__What you have to do__: Please quote exactly the lines below from the line containing "What Altair code" to the line containing "base = alt.Chart(df)", both lines included, and nothing else.

__Record set__:
========================
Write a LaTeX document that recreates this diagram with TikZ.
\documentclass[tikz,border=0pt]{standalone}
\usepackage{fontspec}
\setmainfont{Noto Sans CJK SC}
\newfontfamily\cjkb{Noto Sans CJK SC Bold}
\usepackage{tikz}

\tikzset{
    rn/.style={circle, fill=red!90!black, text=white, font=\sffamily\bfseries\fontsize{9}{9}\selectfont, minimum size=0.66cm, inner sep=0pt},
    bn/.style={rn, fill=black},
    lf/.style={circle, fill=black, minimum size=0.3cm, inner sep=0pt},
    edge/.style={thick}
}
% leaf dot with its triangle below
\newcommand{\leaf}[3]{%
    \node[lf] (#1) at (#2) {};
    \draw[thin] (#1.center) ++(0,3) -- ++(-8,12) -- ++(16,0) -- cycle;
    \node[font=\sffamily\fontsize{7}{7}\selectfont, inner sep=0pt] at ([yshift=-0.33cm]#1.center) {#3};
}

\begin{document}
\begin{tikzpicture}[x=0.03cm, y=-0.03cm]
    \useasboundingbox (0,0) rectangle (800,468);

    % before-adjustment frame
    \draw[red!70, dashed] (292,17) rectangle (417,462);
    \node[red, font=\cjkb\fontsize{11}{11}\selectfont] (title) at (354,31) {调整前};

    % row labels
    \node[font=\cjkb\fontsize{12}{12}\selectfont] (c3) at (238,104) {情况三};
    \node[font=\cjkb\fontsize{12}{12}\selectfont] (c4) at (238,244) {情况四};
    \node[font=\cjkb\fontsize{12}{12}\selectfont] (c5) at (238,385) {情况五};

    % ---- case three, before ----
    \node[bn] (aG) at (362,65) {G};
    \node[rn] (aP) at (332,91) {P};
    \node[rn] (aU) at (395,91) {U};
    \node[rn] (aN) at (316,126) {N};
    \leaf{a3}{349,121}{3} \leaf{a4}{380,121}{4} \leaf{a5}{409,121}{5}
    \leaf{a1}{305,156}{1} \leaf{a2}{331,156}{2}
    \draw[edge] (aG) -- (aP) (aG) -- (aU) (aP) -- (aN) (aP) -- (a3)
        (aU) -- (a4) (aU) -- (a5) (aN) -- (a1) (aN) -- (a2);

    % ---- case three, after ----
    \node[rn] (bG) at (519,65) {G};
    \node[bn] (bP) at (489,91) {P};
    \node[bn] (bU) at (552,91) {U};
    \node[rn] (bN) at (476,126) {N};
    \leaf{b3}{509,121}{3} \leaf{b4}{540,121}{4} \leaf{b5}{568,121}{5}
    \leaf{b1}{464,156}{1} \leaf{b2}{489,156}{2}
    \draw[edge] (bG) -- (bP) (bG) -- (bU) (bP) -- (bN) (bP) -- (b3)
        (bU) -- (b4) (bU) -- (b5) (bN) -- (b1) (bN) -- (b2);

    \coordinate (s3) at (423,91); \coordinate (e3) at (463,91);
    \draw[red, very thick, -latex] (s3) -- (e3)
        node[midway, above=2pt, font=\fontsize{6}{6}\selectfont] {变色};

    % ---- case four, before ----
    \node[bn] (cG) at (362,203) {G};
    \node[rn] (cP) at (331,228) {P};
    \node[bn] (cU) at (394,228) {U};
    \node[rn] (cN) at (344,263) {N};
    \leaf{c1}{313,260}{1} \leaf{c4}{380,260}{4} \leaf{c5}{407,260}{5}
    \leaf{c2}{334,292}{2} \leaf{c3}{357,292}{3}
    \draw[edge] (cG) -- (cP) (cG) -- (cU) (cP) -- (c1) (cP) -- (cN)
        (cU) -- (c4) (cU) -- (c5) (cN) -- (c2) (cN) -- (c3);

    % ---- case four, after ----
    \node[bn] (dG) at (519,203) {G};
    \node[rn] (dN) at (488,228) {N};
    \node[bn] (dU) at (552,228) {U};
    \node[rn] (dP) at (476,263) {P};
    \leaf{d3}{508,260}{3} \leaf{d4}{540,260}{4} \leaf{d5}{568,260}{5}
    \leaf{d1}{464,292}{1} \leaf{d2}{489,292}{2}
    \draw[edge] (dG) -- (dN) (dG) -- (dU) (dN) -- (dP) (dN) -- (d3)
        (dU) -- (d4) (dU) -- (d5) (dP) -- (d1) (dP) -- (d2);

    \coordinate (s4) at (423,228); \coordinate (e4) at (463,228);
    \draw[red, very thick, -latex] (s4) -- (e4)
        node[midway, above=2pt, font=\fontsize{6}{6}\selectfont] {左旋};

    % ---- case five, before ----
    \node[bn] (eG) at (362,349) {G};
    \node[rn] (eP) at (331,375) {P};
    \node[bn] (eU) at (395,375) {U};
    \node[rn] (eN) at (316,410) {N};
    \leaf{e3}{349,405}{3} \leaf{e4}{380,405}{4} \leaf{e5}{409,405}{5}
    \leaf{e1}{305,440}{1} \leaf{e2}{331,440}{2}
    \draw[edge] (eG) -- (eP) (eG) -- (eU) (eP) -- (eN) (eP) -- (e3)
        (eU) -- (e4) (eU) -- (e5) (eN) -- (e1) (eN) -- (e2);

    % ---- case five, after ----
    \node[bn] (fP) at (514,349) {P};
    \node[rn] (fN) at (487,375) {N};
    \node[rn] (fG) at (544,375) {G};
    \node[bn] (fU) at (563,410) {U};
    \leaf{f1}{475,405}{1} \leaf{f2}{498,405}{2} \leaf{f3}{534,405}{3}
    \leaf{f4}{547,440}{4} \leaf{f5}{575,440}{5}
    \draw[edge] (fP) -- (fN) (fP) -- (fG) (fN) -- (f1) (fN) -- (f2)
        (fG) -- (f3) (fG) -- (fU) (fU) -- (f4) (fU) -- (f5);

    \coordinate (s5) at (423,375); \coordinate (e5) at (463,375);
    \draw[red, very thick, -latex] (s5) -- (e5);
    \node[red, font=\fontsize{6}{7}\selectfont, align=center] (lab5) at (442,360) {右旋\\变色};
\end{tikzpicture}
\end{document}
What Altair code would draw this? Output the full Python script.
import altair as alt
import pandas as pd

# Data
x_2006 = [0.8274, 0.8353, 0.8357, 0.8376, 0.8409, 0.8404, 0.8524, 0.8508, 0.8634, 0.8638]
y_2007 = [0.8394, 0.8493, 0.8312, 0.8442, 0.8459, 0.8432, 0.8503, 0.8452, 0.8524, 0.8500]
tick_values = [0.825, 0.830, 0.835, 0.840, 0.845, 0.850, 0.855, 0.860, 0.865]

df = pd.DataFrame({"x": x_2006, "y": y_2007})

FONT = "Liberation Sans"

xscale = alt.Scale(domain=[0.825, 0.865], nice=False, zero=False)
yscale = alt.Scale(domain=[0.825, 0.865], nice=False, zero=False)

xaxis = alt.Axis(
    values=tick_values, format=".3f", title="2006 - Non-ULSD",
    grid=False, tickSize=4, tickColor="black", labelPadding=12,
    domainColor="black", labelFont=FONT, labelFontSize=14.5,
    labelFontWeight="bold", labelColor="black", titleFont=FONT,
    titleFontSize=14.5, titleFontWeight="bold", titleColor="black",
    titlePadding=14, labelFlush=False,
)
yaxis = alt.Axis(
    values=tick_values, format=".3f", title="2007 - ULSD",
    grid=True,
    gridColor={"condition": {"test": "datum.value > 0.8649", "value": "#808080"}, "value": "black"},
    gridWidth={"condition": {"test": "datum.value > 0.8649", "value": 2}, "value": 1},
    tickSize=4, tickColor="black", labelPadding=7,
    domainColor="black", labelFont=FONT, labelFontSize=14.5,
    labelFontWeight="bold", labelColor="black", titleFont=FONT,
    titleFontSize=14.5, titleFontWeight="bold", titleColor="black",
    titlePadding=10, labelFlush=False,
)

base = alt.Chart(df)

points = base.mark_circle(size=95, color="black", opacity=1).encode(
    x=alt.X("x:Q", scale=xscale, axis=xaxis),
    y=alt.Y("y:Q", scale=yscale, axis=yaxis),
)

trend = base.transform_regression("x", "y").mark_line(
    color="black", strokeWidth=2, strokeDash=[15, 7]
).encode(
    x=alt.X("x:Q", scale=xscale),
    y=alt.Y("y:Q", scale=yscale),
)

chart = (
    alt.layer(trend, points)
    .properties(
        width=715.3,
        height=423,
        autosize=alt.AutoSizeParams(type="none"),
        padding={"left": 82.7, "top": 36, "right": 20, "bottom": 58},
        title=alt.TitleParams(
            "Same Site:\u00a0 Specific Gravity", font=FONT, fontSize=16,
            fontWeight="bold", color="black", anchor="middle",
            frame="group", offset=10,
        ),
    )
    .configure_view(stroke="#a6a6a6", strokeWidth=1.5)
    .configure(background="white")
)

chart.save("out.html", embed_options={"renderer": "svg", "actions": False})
========================
__Result of the task__:
What Altair code would draw this? Output the full Python script.
import altair as alt
import pandas as pd

# Data
x_2006 = [0.8274, 0.8353, 0.8357, 0.8376, 0.8409, 0.8404, 0.8524, 0.8508, 0.8634, 0.8638]
y_2007 = [0.8394, 0.8493, 0.8312, 0.8442, 0.8459, 0.8432, 0.8503, 0.8452, 0.8524, 0.8500]
tick_values = [0.825, 0.830, 0.835, 0.840, 0.845, 0.850, 0.855, 0.860, 0.865]

df = pd.DataFrame({"x": x_2006, "y": y_2007})

FONT = "Liberation Sans"

xscale = alt.Scale(domain=[0.825, 0.865], nice=False, zero=False)
yscale = alt.Scale(domain=[0.825, 0.865], nice=False, zero=False)

xaxis = alt.Axis(
    values=tick_values, format=".3f", title="2006 - Non-ULSD",
    grid=False, tickSize=4, tickColor="black", labelPadding=12,
    domainColor="black", labelFont=FONT, labelFontSize=14.5,
    labelFontWeight="bold", labelColor="black", titleFont=FONT,
    titleFontSize=14.5, titleFontWeight="bold", titleColor="black",
    titlePadding=14, labelFlush=False,
)
yaxis = alt.Axis(
    values=tick_values, format=".3f", title="2007 - ULSD",
    grid=True,
    gridColor={"condition": {"test": "datum.value > 0.8649", "value": "#808080"}, "value": "black"},
    gridWidth={"condition": {"test": "datum.value > 0.8649", "value": 2}, "value": 1},
    tickSize=4, tickColor="black", labelPadding=7,
    domainColor="black", labelFont=FONT, labelFontSize=14.5,
    labelFontWeight="bold", labelColor="black", titleFont=FONT,
    titleFontSize=14.5, titleFontWeight="bold", titleColor="black",
    titlePadding=10, labelFlush=False,
)

base = alt.Chart(df)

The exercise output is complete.